The primary care physician may be going the way of the dodo.

More and more millennials are choosing not to have a primary care physician, instead opting to use urgent care centers instead, which offer quicker service and better pricing transparency than a traditional doctor’s office, according to the results of a survey conducted by the Kaiser Family Foundation. Among those between the ages of 18 and 29, 45% said they do not have a primary care physician, compared with 28% of those between the ages of 30 and 49, 18% of those between the ages of 50 and 64, and 12% who were over the age of 65.

“There is a generational shift,” said internist Ateev Mehrotra, an associate professor in the Department of Health Care Policy at Harvard Medical School, in a published report. “These trends are more evident among millennials, but not unique to them. I think people’s expectations have changed.

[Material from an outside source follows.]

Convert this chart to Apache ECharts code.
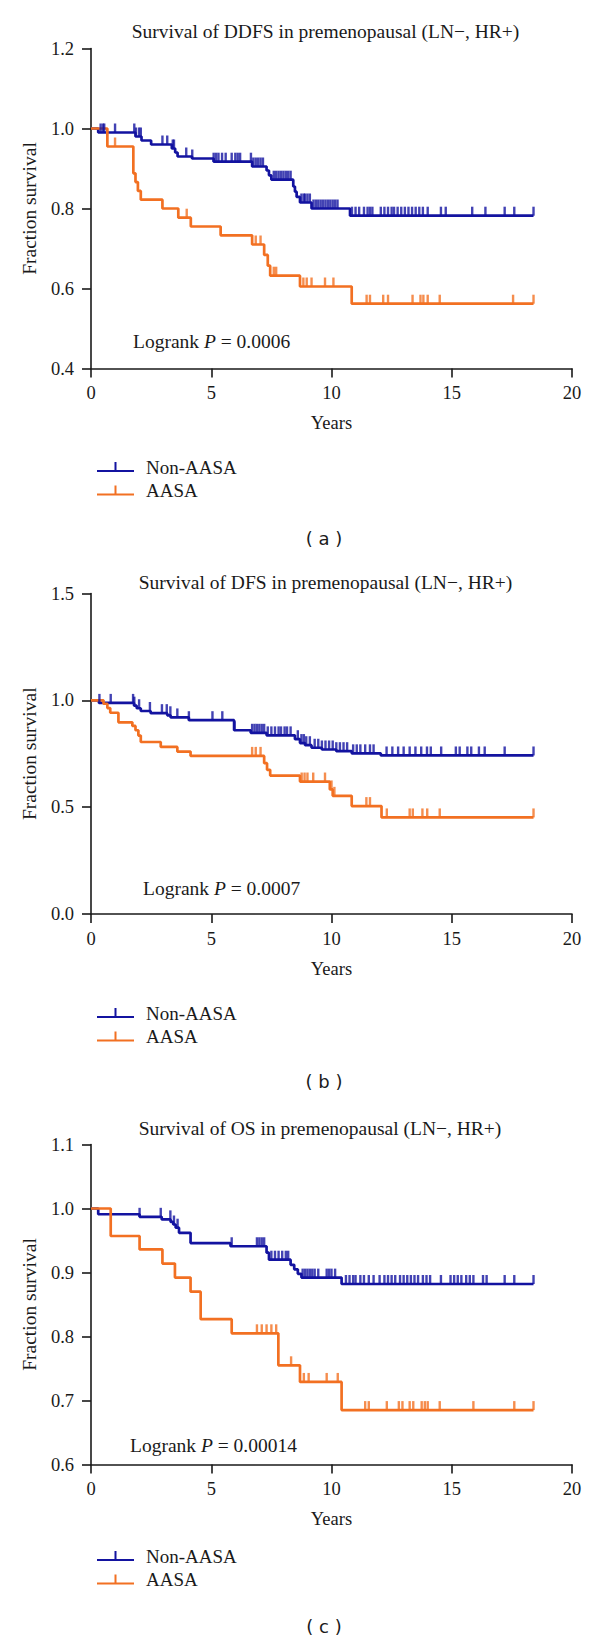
<!DOCTYPE html>
<html>
<head>
<meta charset="utf-8">
<script src="https://cdn.jsdelivr.net/npm/echarts@6/dist/echarts.min.js"></script>
<style>
html,body{margin:0;padding:0;background:#ffffff;}
#chart{width:600px;height:1641px;}
</style>
</head>
<body>
<div id="chart"></div>
<script>
// ---------------- DATA ----------------
const seriesNames = ['Non-AASA', 'AASA'];
const panelTitles = [
  'Survival of DDFS in premenopausal (LN\u2212, HR+)',
  'Survival of DFS in premenopausal (LN\u2212, HR+)',
  'Survival of OS in premenopausal (LN\u2212, HR+)'
];
const panelLetters = ['( a )', '( b )', '( c )'];
const logrankP = ['0.0006', '0.0007', '0.00014'];
const xRange = [0, 20, 5];            // min, max, interval (years)
const yRanges = [[0.4, 1.2, 0.2], [0.0, 1.5, 0.5], [0.6, 1.1, 0.1]];

// Panel (a) DDFS
const ddfsNonT = [0, 0.3, 1.85, 2.1, 2.5, 3.36, 3.5, 3.6, 4.2, 5.1, 6.7, 7.3, 7.4, 7.5, 8.41, 8.48, 8.55, 8.69, 9.17, 10.77, 18.4];
const ddfsNonS = [1, 0.99, 0.98, 0.97, 0.96, 0.95, 0.94, 0.93, 0.925, 0.917, 0.905, 0.895, 0.883, 0.872, 0.855, 0.842, 0.829, 0.815, 0.8, 0.782, 0.782];
const ddfsNonCens = [0.4, 0.5, 0.55, 1.0, 1.8, 1.87, 2.0, 2.07, 2.97, 3.17, 3.4, 3.45, 3.96, 4.21, 5.1, 5.2, 5.3, 5.45, 5.6, 5.85, 6.0, 6.1, 6.2, 6.65, 6.75, 6.85, 6.95, 7.05, 7.15, 7.6, 7.7, 7.8, 7.9, 8.0, 8.1, 8.2, 8.3, 8.75, 8.85, 8.9, 9.0, 9.1, 9.25, 9.35, 9.45, 9.55, 9.65, 9.75, 9.85, 9.95, 10.05, 10.15, 10.25, 10.85, 11.0, 11.15, 11.35, 11.5, 11.6, 11.7, 12.05, 12.2, 12.35, 12.5, 12.6, 12.75, 12.9, 13.05, 13.2, 13.35, 13.5, 13.65, 13.8, 14.0, 14.55, 14.75, 15.85, 16.4, 17.2, 17.6, 18.4];
const ddfsAasaT = [0, 0.68, 1.76, 1.85, 1.95, 2.07, 2.97, 3.63, 4.15, 5.39, 6.7, 7.2, 7.35, 7.45, 8.69, 10.84, 18.4];
const ddfsAasaS = [1, 0.955, 0.888, 0.866, 0.844, 0.822, 0.8, 0.777, 0.755, 0.733, 0.71, 0.684, 0.657, 0.632, 0.605, 0.562, 0.562];
const ddfsAasaCens = [1.0, 3.98, 6.85, 7.05, 7.6, 7.7, 8.83, 8.97, 9.17, 9.73, 10.08, 11.46, 11.6, 12.15, 12.35, 13.37, 13.7, 13.82, 14.0, 14.5, 17.55, 18.4];

// Panel (b) DFS
const dfsNonT = [0, 0.33, 1.79, 1.9, 2.07, 2.48, 3.17, 3.31, 4.07, 5.95, 6.64, 7.3, 8.48, 8.69, 8.9, 9.17, 9.6, 10.2, 10.84, 12.05, 18.4];
const dfsNonS = [1, 0.988, 0.975, 0.963, 0.95, 0.94, 0.93, 0.92, 0.907, 0.86, 0.848, 0.836, 0.818, 0.8, 0.79, 0.778, 0.77, 0.762, 0.752, 0.742, 0.742];
const dfsNonCens = [0.35, 0.82, 1.75, 1.8, 2.0, 2.45, 2.95, 3.15, 3.3, 3.59, 4.07, 5.05, 5.46, 5.97, 6.7, 6.8, 6.9, 7.0, 7.1, 7.2, 7.35, 7.5, 7.65, 7.8, 7.9, 8.05, 8.15, 8.3, 8.6, 8.75, 8.85, 8.95, 9.1, 9.3, 9.45, 9.6, 9.75, 9.9, 10.05, 10.2, 10.35, 10.5, 10.65, 10.9, 11.05, 11.2, 11.4, 11.6, 11.75, 12.29, 12.53, 12.77, 13.0, 13.25, 13.49, 13.73, 13.97, 14.13, 14.56, 15.17, 15.33, 15.65, 15.81, 16.13, 16.37, 17.2, 18.4];
const dfsAasaT = [0, 0.52, 0.68, 0.8, 1.14, 1.72, 1.85, 1.97, 2.07, 2.9, 3.59, 4.14, 7.2, 7.32, 7.45, 8.69, 9.93, 10.05, 10.84, 12.08, 18.4];
const dfsAasaS = [1, 0.984, 0.964, 0.942, 0.897, 0.88, 0.86, 0.835, 0.805, 0.782, 0.76, 0.74, 0.706, 0.675, 0.648, 0.62, 0.583, 0.553, 0.505, 0.452, 0.452];
const dfsAasaCens = [6.7, 6.85, 7.05, 8.76, 8.88, 9.0, 9.24, 9.73, 10.0, 10.12, 11.45, 11.6, 12.3, 13.25, 13.38, 13.78, 13.98, 14.5, 18.4];

// Panel (c) OS
const osNonT = [0, 0.3, 2.02, 2.94, 3.31, 3.42, 3.52, 3.66, 4.14, 5.8, 7.3, 7.4, 8.3, 8.45, 8.6, 8.75, 10.42, 18.4];
const osNonS = [1, 0.991, 0.987, 0.983, 0.979, 0.975, 0.97, 0.962, 0.946, 0.941, 0.931, 0.92, 0.912, 0.905, 0.898, 0.892, 0.882, 0.882];
const osNonCens = [2.02, 2.9, 3.3, 3.45, 3.6, 5.85, 6.9, 7.0, 7.1, 7.2, 7.5, 7.65, 7.8, 7.95, 8.1, 8.2, 8.8, 8.9, 9.0, 9.1, 9.2, 9.3, 9.45, 9.8, 9.9, 10.0, 10.15, 10.6, 10.75, 10.9, 11.0, 11.2, 11.35, 11.55, 11.75, 12.0, 12.2, 12.35, 12.5, 12.65, 12.85, 13.0, 13.15, 13.3, 13.45, 13.6, 13.8, 13.95, 14.1, 14.55, 14.95, 15.1, 15.25, 15.4, 15.6, 15.75, 15.9, 16.3, 16.45, 17.2, 17.6, 18.4];
const osAasaT = [0, 0.82, 2.02, 2.97, 3.49, 4.14, 4.56, 5.85, 7.79, 8.69, 10.42, 18.4];
const osAasaS = [1, 0.957, 0.936, 0.914, 0.892, 0.87, 0.827, 0.805, 0.755, 0.729, 0.685, 0.685];
const osAasaCens = [6.9, 7.1, 7.3, 7.5, 7.7, 8.32, 8.85, 9.05, 9.8, 10.26, 11.4, 11.55, 12.3, 12.8, 12.95, 13.25, 13.4, 13.75, 13.88, 14.0, 14.5, 15.9, 17.6, 18.4];

// ---------------- STYLE / LAYOUT ----------------
const SERIF = '"Liberation Serif", "Times New Roman", serif';
const SANS = '"DejaVu Sans", sans-serif';
const INK = '#1a1a1a';
const COLORS = ['#1313a0', '#f27022'];
const gridTops = [48.5, 593.5, 1144.5];
const gridHeights = [320, 320.5, 320];
const GRID_LEFT = 91, GRID_W = 481;
const titleY = [31.7, 582.7, 1128];
const titleX = [325.5, 325.5, 320];
const logrankPos = [[133, 341.7], [143, 888], [130, 1445]];
const legendTops = [452, 998, 1541];
const letterY = [538, 1081.7, 1626];

const panels = [
  {non: [ddfsNonT, ddfsNonS, ddfsNonCens], aasa: [ddfsAasaT, ddfsAasaS, ddfsAasaCens]},
  {non: [dfsNonT, dfsNonS, dfsNonCens], aasa: [dfsAasaT, dfsAasaS, dfsAasaCens]},
  {non: [osNonT, osNonS, osNonCens], aasa: [osAasaT, osAasaS, osAasaCens]}
];

function survAt(times, surv, t) {
  let s = surv[0];
  for (let i = 0; i < times.length; i++) if (times[i] <= t + 1e-9) s = surv[i];
  return s;
}

const grids = [], xAxes = [], yAxes = [], series = [], legends = [], graphics = [];
panels.forEach((p, k) => {
  grids.push({left: GRID_LEFT, width: GRID_W, top: gridTops[k], height: gridHeights[k], containLabel: false});
  const axisLine = {show: true, lineStyle: {color: INK, width: 1.6}};
  xAxes.push({
    type: 'value', gridIndex: k, min: xRange[0], max: xRange[1], interval: xRange[2],
    axisLine: axisLine, axisTick: {show: true, length: 9, lineStyle: {color: INK, width: 1.6}},
    splitLine: {show: false},
    axisLabel: {fontFamily: SERIF, fontSize: 18.5, color: INK, margin: 15},
    name: 'Years', nameLocation: 'middle', nameGap: 45,
    nameTextStyle: {fontFamily: SERIF, fontSize: 18.5, color: INK}
  });
  yAxes.push({
    type: 'value', gridIndex: k, min: yRanges[k][0], max: yRanges[k][1], interval: yRanges[k][2],
    axisLine: axisLine, axisTick: {show: true, length: 9, lineStyle: {color: INK, width: 1.6}},
    splitLine: {show: false},
    axisLabel: {fontFamily: SERIF, fontSize: 18.5, color: INK, margin: 17,
      formatter: v => v.toFixed(1)},
    name: 'Fraction survival', nameLocation: 'middle', nameGap: 49, nameRotate: 90,
    nameTextStyle: {fontFamily: SERIF, fontSize: 19.5, color: INK}
  });
  [p.non, p.aasa].forEach((grp, g) => {
    const [T, S, C] = grp;
    series.push({
      type: 'line', name: seriesNames[g], xAxisIndex: k, yAxisIndex: k,
      step: 'end', symbol: 'none', silent: true, animation: false,
      data: T.map((t, i) => [t, S[i]]),
      lineStyle: {color: COLORS[g], width: 2.7},
      itemStyle: {color: COLORS[g]}, z: 3
    });
    series.push({
      type: 'scatter', name: seriesNames[g], xAxisIndex: k, yAxisIndex: k,
      symbol: 'rect', symbolSize: [2.4, 9], symbolOffset: [0, -4.5],
      silent: true, animation: false,
      data: C.map(t => [t, survAt(T, S, t)]),
      itemStyle: {color: COLORS[g]}, z: 4
    });
  });
  legends.push({
    orient: 'vertical', left: 92, top: legendTops[k], selectedMode: false,
    data: seriesNames.map(n => ({name: n})),
    icon: 'path://M0,8L37,8L37,10L0,10Z M17.5,0L19.5,0L19.5,8L17.5,8Z',
    itemWidth: 37, itemHeight: 10, itemGap: 3.5,
    itemStyle: {borderWidth: 0},
    textStyle: {fontFamily: SERIF, fontSize: 19, color: INK, lineHeight: 20, padding: [0, 0, 0, 7]}
  });
  graphics.push({
    type: 'text', x: titleX[k], y: titleY[k], silent: true,
    style: {text: panelTitles[k], font: '19.5px "Liberation Serif", serif', fontFamily: SERIF, fontSize: 19.5, fill: INK,
      align: 'center', verticalAlign: 'middle', textAlign: 'center', textVerticalAlign: 'middle'}
  });
  graphics.push({
    type: 'text', x: logrankPos[k][0], y: logrankPos[k][1], silent: true,
    style: {text: '{n|Logrank }{i|P}{n| = ' + logrankP[k] + '}',
      font: '19.5px "Liberation Serif", serif', fontFamily: SERIF, fontSize: 19.5, fill: INK,
      align: 'left', verticalAlign: 'middle', textAlign: 'left', textVerticalAlign: 'middle',
      rich: {
        n: {font: '19.5px "Liberation Serif", serif', fontFamily: SERIF, fontSize: 19.5, fill: INK},
        i: {font: 'italic 19.5px "Liberation Serif", serif', fontFamily: SERIF, fontSize: 19.5, fontStyle: 'italic', fill: INK}
      }}
  });
  graphics.push({
    type: 'text', x: 324, y: letterY[k], silent: true,
    style: {text: panelLetters[k], font: '18px "DejaVu Sans", sans-serif', fontFamily: SANS, fontSize: 18, fill: INK,
      align: 'center', verticalAlign: 'middle', textAlign: 'center', textVerticalAlign: 'middle'}
  });
});

const chart = echarts.init(document.getElementById('chart'), null, {renderer: 'svg', width: 600, height: 1641});
chart.setOption({
  backgroundColor: '#ffffff',
  animation: false,
  grid: grids, xAxis: xAxes, yAxis: yAxes,
  legend: legends,
  series: series,
  graphic: graphics
});
</script>
</body>
</html>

Convenience [is prized] in almost every aspect of our lives,” from shopping to online banking.

The downside to such a seismic shift in the doctor-patient relationship may actually be driving up prices and worsening other medical issues, such as the misuse of antibiotics. A lack of coordinated care may cause more problems than the convenience of a quicker appointment solves, according to experts. But the average wait time for an appointment with a primary care doctor has increased to 24 days in 15 major metropolitan areas, from 18.5 days four years ago.

Doctors who have noted this shift are making changes to their practices, hiring more nurse practitioners, expanding their communications to include text messaging, and trying to schedule same-day appointments when possible.